Anyway, as a prolific reader of blogs, I scroll through lots of eye candy every day! There are certain things that make me gasp, and I’ve noticed that one of the themes that run through what is gasp-worthy is work where the fact that something was made by the hands of a living, breathing individual is still apparent! The 1st example of this is a new fabric design of Jan DiCintio, a.k.a. Daisy Janie:

She posted the other day about how she took a sketch from doodle to design. That design is amazing to be because of the delicious unevenness of her lines – this is most evident in the corner marked by the red 3. She starts with a hand drawn sketch and manipulates it with the computer – but that hand drawn quality never disappears, and that is what takes a geometrical design to something special! Bravo Jan!

Daisy Janie || Shop || Blog

I had another gasp this week when I saw the rustic silver jewelry of  Madison Reece. I love the texture she gets in her silver – look you can see her fingerprint in the upper part of that flower necklace! How cool is that?

Madison Reece Designs || Shop || Blog

Now let me show you some woodblock prints I just bought from Sean “Deacon” Neprud. He carves,  inks & prints each piece by hand. I’ve enlarged one so you really see the layers of color and texture he gets – I love those layers! he’s got a crazy promotion on right now where he has just finished carving and printing 101 different pieces and is selling them crazy cheap, check out his shop link below to sign up and get in on the fun.

BadDeacon Design ||  Shop ||  Blog

Finally, the stupendous work of Diana Fayt. Look at that perfectly intricate flower…the marks on that bowl…those pears! I really can’t even describe how incredibly awesome her work is to me, but I DO know that part of why I love it is it is completely evident to me that each perfect piece is made by hand, and what makes it perfect is the fact that it isn’t, the little wobbles & wiggles shout out to me “Someone made me!”

Diana Fayt || Shop || Blog

It’s been a long, difficult week, it sure was nice to talk about some inspiration! Next up on Monday…Carla Kay White! Have a great weekend y’all!

13 Responses to Inspiration: “Hand-Art” Coordination

  1. ohh, I too love these pieces. My favorite is the pear vase near the bottom.

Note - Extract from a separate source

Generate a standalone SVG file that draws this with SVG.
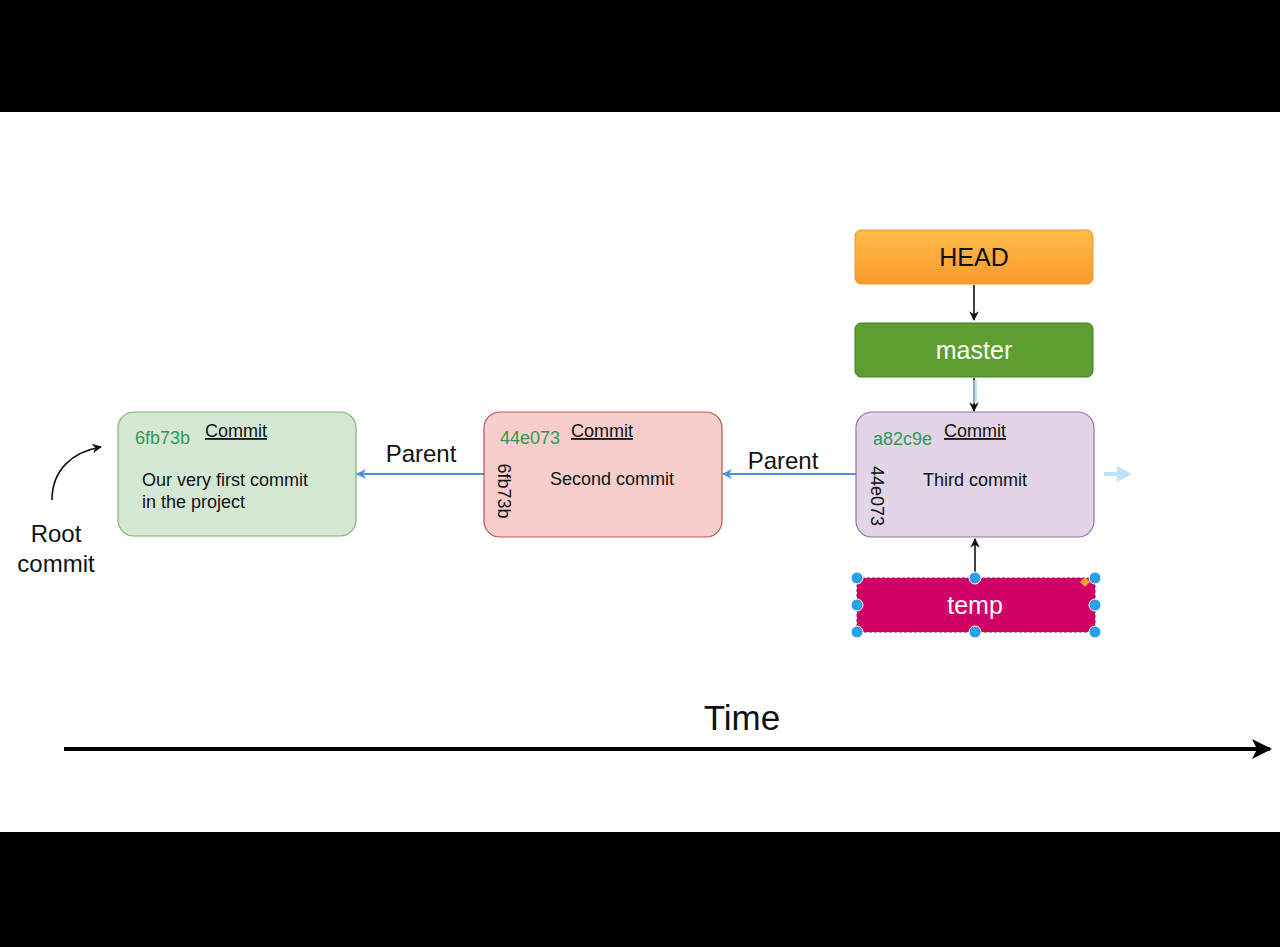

I think in part it reminds me of some of the clay pieces my mom has done and also is kind of the black and white style I love.
    I am just hoping to soak in more of how you go through your design process, and how you learned how to free-motion stitch so beautifully. To stitch this technique, though not on a quilt-sandwich of sorts, would I use the same sewing machine foot as you do? And what is the name of that foot you use in your tutorials? Have a wonderful weekend!

  2. Thank you very much for the mention of my woodblock prints!

    I feel honored to be mentioned amongst these other talented and creative folk. I always get some inspiration, and the creative juices start flowing when I look at the stuff other people have made.

  3. I’m an illustrator and I’ve been thinking about trying to translate some of this into stitching so I really enjoyed reading about free-motion quilting. Great blog-it-forward, thanks for sharing!

  4. These are great! I’m with you, I love the organic and imperfect form. Very few things in nature are precise and “perfect”, and I think that connection may be one of the draws for art hand-made by artisans. Lovely post!

  5. Great post. Jan of Daisy Janie has been a big inspiration of mine as well. She is a wonderul artist (love her eye for color and pattern) and a great person.

    You’ve been an inspiration as well. Working, being raised by two boys (*wink, wink), and running a business is exhausting and hard. You seem to do it effortlessly. I’ve enjoyed getting to know you through blogging and Twitter.

  6. oh, BINGO! just as you said, our thinking was right along the same lines: ‘a person was here and took the time to make this.’ nothing better than something that is handmade and LOOKS like it was handmade. i’ve been head over heels for jan’s work for a long time, and can’t wait to check out these other artists!